Archive | February, 2024

Drive-Away Dolls

23 Feb

Considering the fantastic cast and punchy setup, this is a bit of a toe stub for Ethan Coen in his second outing (his other being the 2022 rock-doc “Jerry Lee Lewis: Trouble in Mind”) since splitting in 2019 with his brother Joel from a partnership that generated some of the most revered films of the recent cinematic past – “Fargo” (1996) and “No Country for Old Men” (2007) among them. These drive-away dolls are lesbians on a road trip to hell (well, Florida) to deliver a car and visit one’s nana. The car contains wanted cargo (a MacGuffin with shades of “Repo Man” that doesn’t have the greatest of payoffs) with a bunch of shady goons in hot pursuit.

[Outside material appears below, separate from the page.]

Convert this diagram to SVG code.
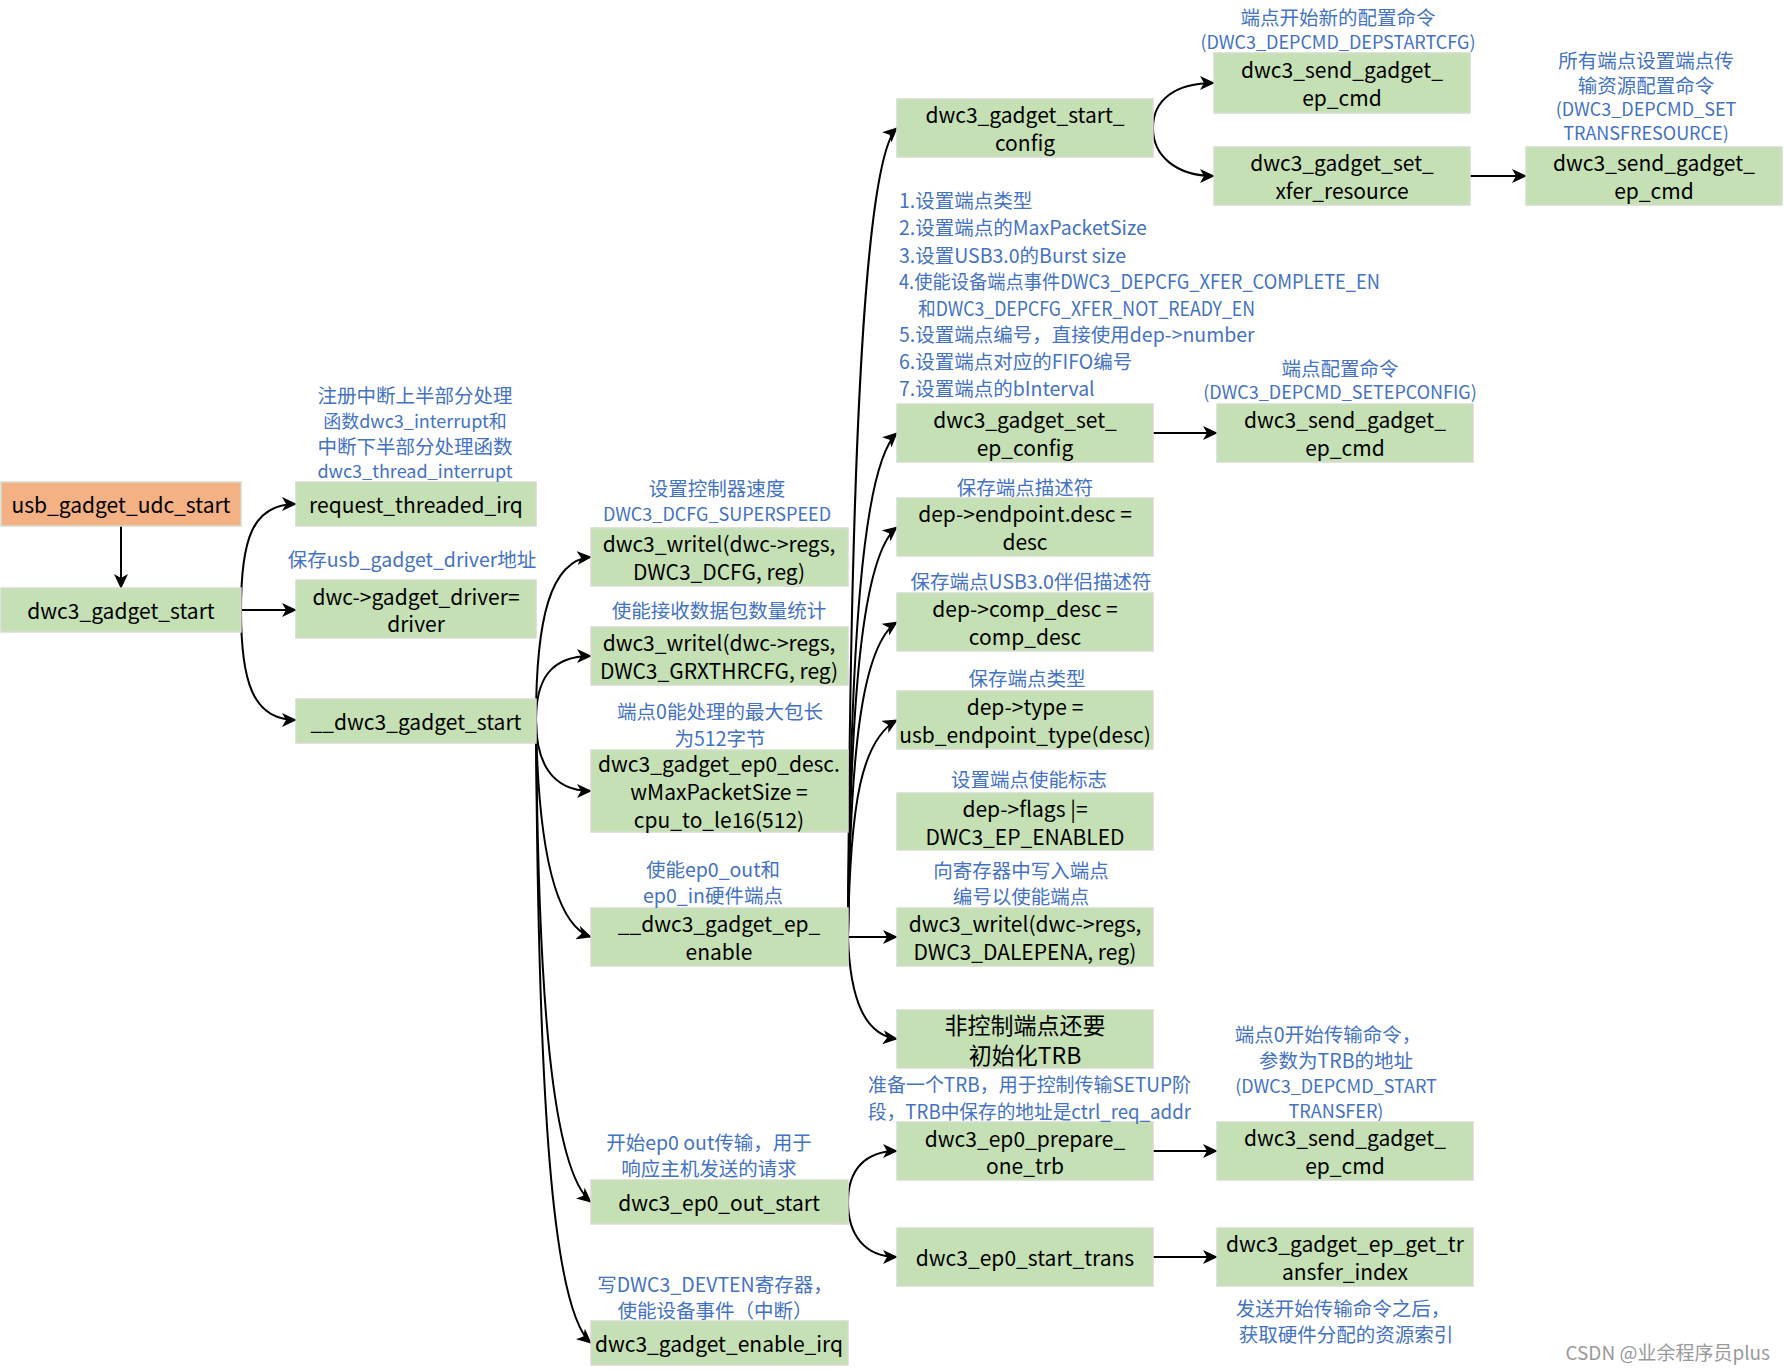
<svg xmlns="http://www.w3.org/2000/svg" width="1784" height="1370" viewBox="0 0 1784 1370">
<defs>
<marker id="ah" markerUnits="userSpaceOnUse" markerWidth="16" markerHeight="14" refX="14" refY="7" orient="auto">
<path d="M0,0 L15,7 L0,14 L4,7 z" fill="#000"/>
</marker>
<style>
.n rect{fill:#C5E0B4;stroke:#D4DCCD;stroke-width:1.5}
.n.o rect{fill:#F4B183}
.n text{font-family:"Noto Sans CJK SC","Liberation Sans",sans-serif;font-size:21px;fill:#000;text-anchor:middle;dominant-baseline:central}
.a{font-family:"Noto Sans CJK SC","Liberation Sans",sans-serif;font-size:19.5px;fill:#4472C4;text-anchor:middle;dominant-baseline:central}
.s{text-anchor:start}
.l{font-size:18px}
#conn path{fill:none;stroke:#000;stroke-width:2;marker-end:url(#ah)}
</style>
</defs>
<rect width="1784" height="1370" fill="#fff"/>

<g id="conn">
<path d="M121,526 L121,588"/>
<path d="M241,610 C241,540 252,504 296,504"/>
<path d="M241,610 L296,610"/>
<path d="M241,610 C241,680 252,720 296,720"/>
<path d="M536,720 C536,620 550,560 591,557"/>
<path d="M536,720 C536,680 550,656 591,656"/>
<path d="M536,720 C536,760 550,791 591,791"/>
<path d="M536,720 C538,850 555,925 591,937"/>
<path d="M536,720 C538,1000 552,1170 591,1202"/>
<path d="M536,720 C538,1100 552,1310 591,1343"/>
<path d="M848,937 C850,500 862,160 897,128"/>
<path d="M848,937 C850,650 862,465 897,433"/>
<path d="M848,937 C850,700 862,555 897,527"/>
<path d="M848,937 C850,750 862,645 897,622"/>
<path d="M848,937 C850,800 862,740 897,720"/>
<path d="M848,937 L897,937"/>
<path d="M848,937 C850,1000 865,1035 897,1039"/>
<path d="M848,1202 C848,1170 865,1151 897,1151"/>
<path d="M848,1202 C848,1235 865,1257 897,1257"/>
<path d="M1153,128 C1153,100 1175,83 1214,83"/>
<path d="M1153,128 C1153,155 1175,176 1214,176"/>
<path d="M1470,176 L1526,176"/>
<path d="M1153,433 L1217,433"/>
<path d="M1153,1151 L1217,1151"/>
<path d="M1153,1257 L1217,1257"/>
</g>

<g id="n1" class="n o"><rect x="1" y="482" width="240" height="44"/><text x="121" y="504">usb_gadget_udc_start</text></g>
<g id="n2" class="n"><rect x="1" y="588" width="240" height="44"/><text x="121" y="610">dwc3_gadget_start</text></g>
<g id="n3" class="n"><rect x="296" y="482" width="240" height="44"/><text x="416" y="504">request_threaded_irq</text></g>
<g id="n4" class="n"><rect x="296" y="580" width="240" height="58"/><text x="416" y="596">dwc-&gt;gadget_driver=</text><text x="416" y="623">driver</text></g>
<g id="n5" class="n"><rect x="296" y="699" width="240" height="44"/><text x="416" y="721">__dwc3_gadget_start</text></g>

<g id="n6" class="n"><rect x="591" y="528" width="257" height="58"/><text x="719" y="543">dwc3_writel(dwc-&gt;regs,</text><text x="719" y="571">DWC3_DCFG, reg)</text></g>
<g id="n7" class="n"><rect x="591" y="627" width="257" height="58"/><text x="719" y="642">dwc3_writel(dwc-&gt;regs,</text><text x="719" y="670">DWC3_GRXTHRCFG, reg)</text></g>
<g id="n8" class="n"><rect x="591" y="750" width="257" height="82"/><text x="719" y="763">dwc3_gadget_ep0_desc.</text><text x="719" y="791">wMaxPacketSize =</text><text x="719" y="819">cpu_to_le16(512)</text></g>
<g id="n9" class="n"><rect x="591" y="908" width="257" height="58"/><text x="719" y="923">__dwc3_gadget_ep_</text><text x="719" y="951">enable</text></g>
<g id="n10" class="n"><rect x="591" y="1180" width="257" height="44"/><text x="719" y="1202">dwc3_ep0_out_start</text></g>
<g id="n11" class="n"><rect x="591" y="1321" width="257" height="44"/><text x="719" y="1343">dwc3_gadget_enable_irq</text></g>

<g id="n12" class="n"><rect x="897" y="99" width="256" height="58"/><text x="1025" y="114">dwc3_gadget_start_</text><text x="1025" y="142">config</text></g>
<g id="n13" class="n"><rect x="897" y="404" width="256" height="58"/><text x="1025" y="419">dwc3_gadget_set_</text><text x="1025" y="447">ep_config</text></g>
<g id="n14" class="n"><rect x="897" y="498" width="256" height="58"/><text x="1025" y="513">dep-&gt;endpoint.desc =</text><text x="1025" y="541">desc</text></g>
<g id="n15" class="n"><rect x="897" y="593" width="256" height="58"/><text x="1025" y="608">dep-&gt;comp_desc =</text><text x="1025" y="636">comp_desc</text></g>
<g id="n16" class="n"><rect x="897" y="691" width="256" height="58"/><text x="1025" y="706">dep-&gt;type =</text><text x="1025" y="734">usb_endpoint_type(desc)</text></g>
<g id="n17" class="n"><rect x="897" y="793" width="256" height="57"/><text x="1025" y="808">dep-&gt;flags |=</text><text x="1025" y="836">DWC3_EP_ENABLED</text></g>
<g id="n18" class="n"><rect x="897" y="908" width="256" height="58"/><text x="1025" y="923">dwc3_writel(dwc-&gt;regs,</text><text x="1025" y="951">DWC3_DALEPENA, reg)</text></g>
<g id="n19" class="n"><rect x="897" y="1010" width="256" height="58"/><text x="1025" y="1024" style="font-size:23px">非控制端点还要</text><text x="1025" y="1054" style="font-size:23px">初始化TRB</text></g>
<g id="n20" class="n"><rect x="897" y="1122" width="256" height="58"/><text x="1025" y="1138">dwc3_ep0_prepare_</text><text x="1025" y="1165">one_trb</text></g>
<g id="n21" class="n"><rect x="897" y="1228" width="256" height="58"/><text x="1025" y="1257">dwc3_ep0_start_trans</text></g>

<g id="n22" class="n"><rect x="1214" y="53" width="256" height="60"/><text x="1342" y="69">dwc3_send_gadget_</text><text x="1342" y="97">ep_cmd</text></g>
<g id="n23" class="n"><rect x="1214" y="147" width="256" height="58"/><text x="1342" y="162">dwc3_gadget_set_</text><text x="1342" y="190">xfer_resource</text></g>
<g id="n24" class="n"><rect x="1217" y="404" width="256" height="58"/><text x="1345" y="419">dwc3_send_gadget_</text><text x="1345" y="447">ep_cmd</text></g>
<g id="n25" class="n"><rect x="1217" y="1122" width="256" height="58"/><text x="1345" y="1137">dwc3_send_gadget_</text><text x="1345" y="1165">ep_cmd</text></g>
<g id="n26" class="n"><rect x="1217" y="1228" width="256" height="58"/><text x="1345" y="1243">dwc3_gadget_ep_get_tr</text><text x="1345" y="1271">ansfer_index</text></g>
<g id="n27" class="n"><rect x="1526" y="147" width="256" height="58"/><text x="1654" y="162">dwc3_send_gadget_</text><text x="1654" y="190">ep_cmd</text></g>

<g id="labels">
<text class="a" x="415" y="394">注册中断上半部分处理</text>
<text class="a l" x="415" y="420">函数dwc3_interrupt和</text>
<text class="a" x="415" y="445">中断下半部分处理函数</text>
<text class="a l" x="415" y="470">dwc3_thread_interrupt</text>
<text class="a" x="412" y="558">保存usb_gadget_driver地址</text>
<text class="a" x="717" y="487">设置控制器速度</text>
<text class="a l" x="717" y="513">DWC3_DCFG_SUPERSPEED</text>
<text class="a" x="719" y="609">使能接收数据包数量统计</text>
<text class="a" x="720" y="710">端点0能处理的最大包长</text>
<text class="a" x="720" y="737">为512字节</text>
<text class="a" x="713" y="868">使能ep0_out和</text>
<text class="a" x="713" y="894">ep0_in硬件端点</text>
<text class="a" x="709" y="1141">开始ep0 out传输，用于</text>
<text class="a" x="709" y="1167">响应主机发送的请求</text>
<text class="a" x="715" y="1283">写DWC3_DEVTEN寄存器，</text>
<text class="a" x="715" y="1309">使能设备事件（中断）</text>

<text class="a s" x="899" y="199">1.设置端点类型</text>
<text class="a s" x="899" y="226">2.设置端点的MaxPacketSize</text>
<text class="a s" x="899" y="254">3.设置USB3.0的Burst size</text>
<text class="a s" x="899" y="280" textLength="481" lengthAdjust="spacingAndGlyphs">4.使能设备端点事件DWC3_DEPCFG_XFER_COMPLETE_EN</text>
<text class="a s" x="918" y="307" textLength="337" lengthAdjust="spacingAndGlyphs">和DWC3_DEPCFG_XFER_NOT_READY_EN</text>
<text class="a s" x="899" y="333">5.设置端点编号，直接使用dep-&gt;number</text>
<text class="a s" x="899" y="360">6.设置端点对应的FIFO编号</text>
<text class="a s" x="899" y="387">7.设置端点的bInterval</text>

<text class="a" x="1025" y="486">保存端点描述符</text>
<text class="a" x="1031" y="580">保存端点USB3.0伴侣描述符</text>
<text class="a" x="1027" y="677">保存端点类型</text>
<text class="a" x="1029" y="778">设置端点使能标志</text>
<text class="a" x="1021" y="869">向寄存器中写入端点</text>
<text class="a" x="1021" y="895">编号以使能端点</text>
<text class="a s" x="868" y="1083" textLength="323" lengthAdjust="spacingAndGlyphs">准备一个TRB，用于控制传输SETUP阶</text>
<text class="a s" x="868" y="1110" textLength="323" lengthAdjust="spacingAndGlyphs">段，TRB中保存的地址是ctrl_req_addr</text>

<text class="a" x="1338" y="16">端点开始新的配置命令</text>
<text class="a l" x="1338" y="41">(DWC3_DEPCMD_DEPSTARTCFG)</text>
<text class="a" x="1646" y="59">所有端点设置端点传</text>
<text class="a" x="1646" y="84">输资源配置命令</text>
<text class="a l" x="1646" y="108">(DWC3_DEPCMD_SET</text>
<text class="a l" x="1646" y="132">TRANSFRESOURCE)</text>
<text class="a" x="1340" y="367">端点配置命令</text>
<text class="a l" x="1340" y="391">(DWC3_DEPCMD_SETEPCONFIG)</text>
<text class="a" x="1328" y="1033">端点0开始传输命令，</text>
<text class="a" x="1336" y="1059">参数为TRB的地址</text>
<text class="a l" x="1336" y="1085">(DWC3_DEPCMD_START</text>
<text class="a l" x="1336" y="1110">TRANSFER)</text>
<text class="a" x="1343" y="1307">发送开始传输命令之后，</text>
<text class="a" x="1346" y="1333">获取硬件分配的资源索引</text>

<text x="1770" y="1351" style="font-family:'Noto Sans CJK SC','Liberation Sans',sans-serif;font-size:19px;fill:#999;text-anchor:end;dominant-baseline:central">CSDN @业余程序员plus</text>
</g>
</svg>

The lines between the sexually liberated Jamie (Margaret Qualley) and demure bestie Marian (Geraldine Viswanathan) are drawn starkly in nearly every scene; along the way Jamie brings hookups back to their various motel rooms as the bookish Marian heads to the lobby to read Henry James during playtime. It’s a buddy movie with romantic possibilities – a soccer club spin-the-bottle makeout session forces the issue. Coen and his co-writer, wife Tricia Cooke, who edited projects such as “O Brother, Where Art Thou?” (2000) and “The Big Lebowski” (1998), borrow too much from their shared canon, namely C.J. Wilson and Joey Slotnick as idiosyncratic goons (and that is literally how the are referred to in the credits) whose opposite approaches to dealing with an escalating situation feel ripped slackly from “Fargo.” Qualley, so good in “Once Upon a Time in Hollywood” (2019) and last year’s “Sanctuary,” furthers her blossoming CV with an energetic, scene-pushing presence bolstered by an affable southern twang, and Viswanathan makes for a good offset. The chemistry between the two carries the uneven mishmash as it stumbles early and struggles to regain its quirky vibe. Also in the mix, in small raucous parts, are Matt Damon as a Florida Man, Colman Domingo as the goon handler, Pedro Pascal on ice, Beanie Feldstein (“Booksmart”) as Jamie’s brash law enforcement ex and Bill Camp as the car dispatcher no one listens to. At least this not-quite-fully-baked road comedy with a prize dildo set gone missing is a fast 84 minutes.